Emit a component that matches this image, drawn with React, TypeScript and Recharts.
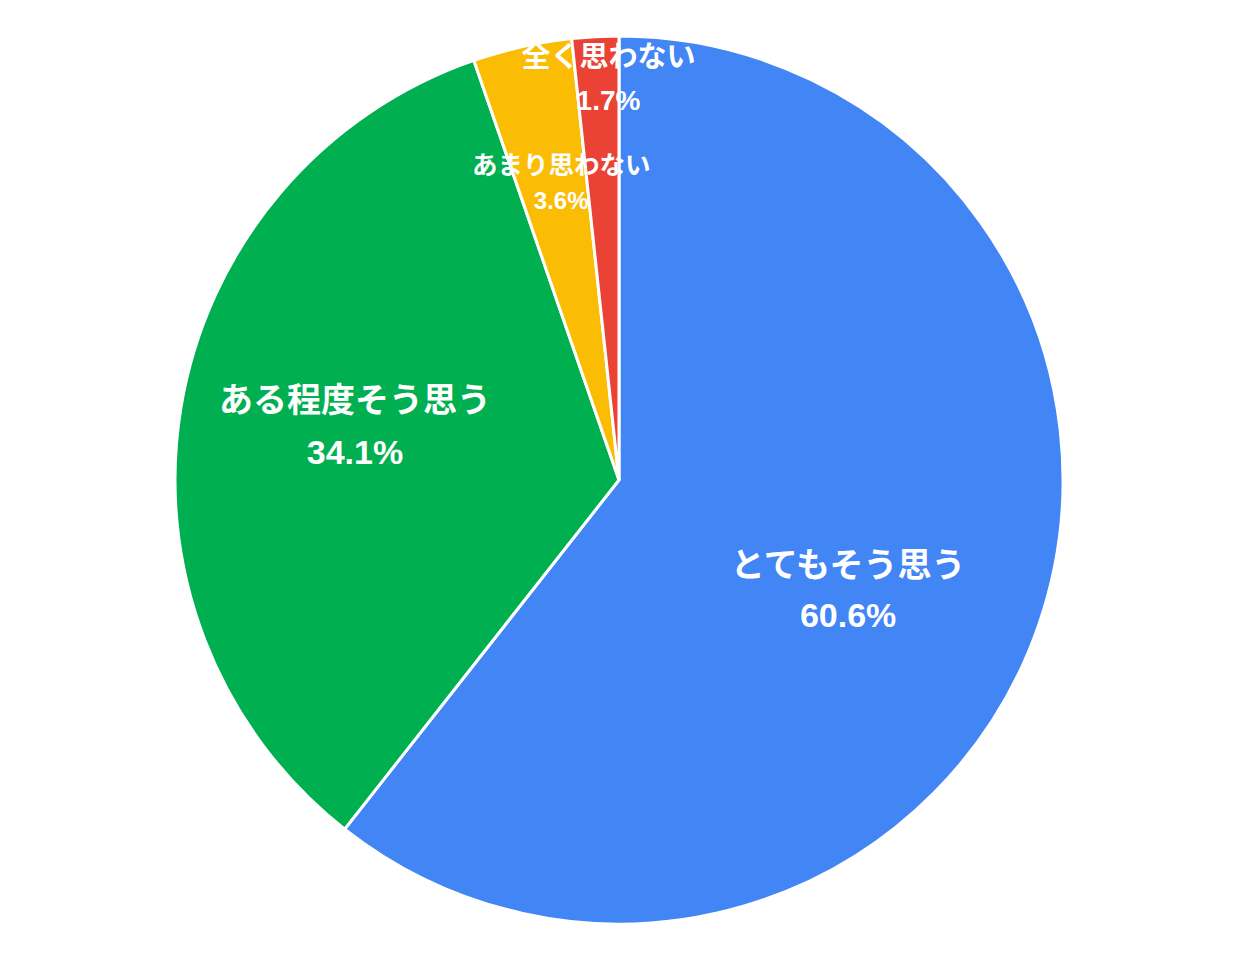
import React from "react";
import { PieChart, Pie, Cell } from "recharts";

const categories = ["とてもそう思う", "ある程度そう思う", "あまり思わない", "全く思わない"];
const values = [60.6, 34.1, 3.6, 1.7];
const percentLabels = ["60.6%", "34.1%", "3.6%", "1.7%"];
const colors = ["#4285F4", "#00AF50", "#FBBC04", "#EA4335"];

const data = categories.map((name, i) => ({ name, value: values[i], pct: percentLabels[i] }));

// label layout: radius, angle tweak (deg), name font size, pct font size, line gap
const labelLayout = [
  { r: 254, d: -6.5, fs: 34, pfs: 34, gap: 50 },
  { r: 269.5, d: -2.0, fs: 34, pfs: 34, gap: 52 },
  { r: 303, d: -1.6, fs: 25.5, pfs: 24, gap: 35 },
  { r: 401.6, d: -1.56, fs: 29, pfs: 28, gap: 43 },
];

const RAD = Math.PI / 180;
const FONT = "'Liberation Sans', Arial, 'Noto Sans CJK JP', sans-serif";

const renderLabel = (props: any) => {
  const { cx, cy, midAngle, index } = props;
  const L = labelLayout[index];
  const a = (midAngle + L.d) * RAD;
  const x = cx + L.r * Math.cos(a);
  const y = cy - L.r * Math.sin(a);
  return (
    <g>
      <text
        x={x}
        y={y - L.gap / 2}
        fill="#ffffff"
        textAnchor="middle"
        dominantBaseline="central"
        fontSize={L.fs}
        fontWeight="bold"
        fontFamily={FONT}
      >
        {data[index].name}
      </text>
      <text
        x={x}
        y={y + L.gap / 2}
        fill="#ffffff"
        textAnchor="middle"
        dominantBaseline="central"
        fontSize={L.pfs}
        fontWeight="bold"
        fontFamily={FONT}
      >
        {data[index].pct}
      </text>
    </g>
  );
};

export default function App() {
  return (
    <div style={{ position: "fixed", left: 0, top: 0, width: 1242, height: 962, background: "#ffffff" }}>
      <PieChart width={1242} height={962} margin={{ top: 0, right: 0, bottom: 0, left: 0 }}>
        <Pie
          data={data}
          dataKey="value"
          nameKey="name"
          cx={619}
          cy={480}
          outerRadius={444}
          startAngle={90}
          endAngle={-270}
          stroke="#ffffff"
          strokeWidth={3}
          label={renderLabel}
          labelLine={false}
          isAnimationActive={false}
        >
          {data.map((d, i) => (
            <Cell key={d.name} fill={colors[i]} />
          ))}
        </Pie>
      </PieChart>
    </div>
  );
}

■ Given request ■
In the data above, please extract the lines from the first one through the line with "const data = categories.map((name, i)", exactly, and keep pictures out.

■ Exercise answer ■
Emit a component that matches this image, drawn with React, TypeScript and Recharts.
import React from "react";
import { PieChart, Pie, Cell } from "recharts";

const categories = ["とてもそう思う", "ある程度そう思う", "あまり思わない", "全く思わない"];
const values = [60.6, 34.1, 3.6, 1.7];
const percentLabels = ["60.6%", "34.1%", "3.6%", "1.7%"];
const colors = ["#4285F4", "#00AF50", "#FBBC04", "#EA4335"];

const data = categories.map((name, i) => ({ name, value: values[i], pct: percentLabels[i] }));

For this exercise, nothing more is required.